Sophomore takes lead role for Holy Trinity football

Holy Trinity's Dayday Farmer had 49 receptions as a freshman last season. That led the state and was No. 3 in the nation among ninth graders. Coach Nate Hooks Jr. has declared the rising sophomore is now the face of the Tigers' program.

A number of high-profile football recruits have come through Brevard County through the years.

Ric’Darious “Dayday” Farmer plans to be the

next one.

The Holy Trinity rising sophomore wide receiver already has offers from Penn State, West Virginia, Missouri and Florida Atlantic after a stellar freshman season.

And that’s just the beginning.

“I’m trying to become the (next) five-star in Brevard,” Farmer said. “I’m going to make it happen.”

Joining the ranks of previous five-star recruits such as Palm Bay’s Joe Cohen and Xavier Carter would certainly put Famer in rarified air. Holy Trinity coach Nate Hooks Jr. isn’t putting it past him.

“That’s an impressive goal for a ninth-grader to even be thinking along those lines,” Hooks said. “His quickness, his instincts and his play-making ability are definitely going to give him a shot.”

Farmer, who was listed at 6 feet, 150 pounds last season, caught 49 passes for 700 yards and eight touchdowns in his first year playing varsity football. The 49 receptions ranked third in the nation and No. 1 in Florida among all freshmen.

Oh, yeah, it was his first year playing wide receiver.

“I feel like I did good, but I could have done better by catching the ball more,” he said. “I only dropped three passes out of 52 (thrown to me), so if I could have caught them three passes, I would have done better.”

Playing against older competition might be intimidating for some, but for Farmer, it was nothing new. He started playing football in his backyard when he was 3 years old, always going against players who were older, bigger and didn’t cut him any slack. Everyone got the same treatment.

It was there in the backyard, Farmer believes, where he learned to run faster, stronger and cut harder. Those are just some of the skills he brings to playing wide receiver.

“Nobody can guard me,” he said. “Nobody.”

A running back throughout his days playing youth football, Farmer said he always felt he was better suited as a receiver because of his hands. Now that he is playing outside, he gets to use his full arsenal.
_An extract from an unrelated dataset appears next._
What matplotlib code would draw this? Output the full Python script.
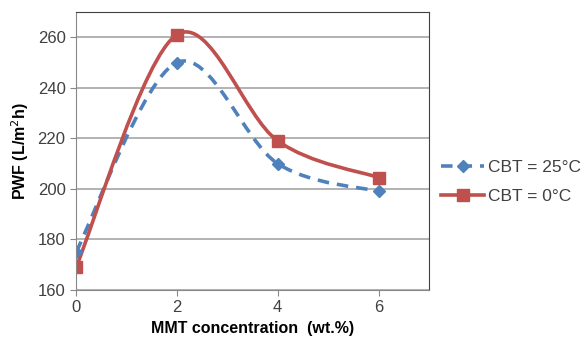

He’s competitive going after 50-50 balls, catches the ball in tight windows and is even more dangerous getting the ball in space, where he can use his speed and athleticism. And, he loves going deep.

All of that makes Farmer a tough matchup for opposing defenders.

“No matter what, you play up or you play back, I’m going to have the advantage,” he said. “So, whatever you do, it’s a mistake for you.”

As good as Farmer is now, he’s expected to get better.

“He’s always played up in youth league,” Hooks said. “As he gets older, for him to play the younger kids … like when he gets in 11th (grade) and he’s playing against ninth and 10th (graders), it’s going to be unfair.

“It’ll be like the cheat code in a video game.”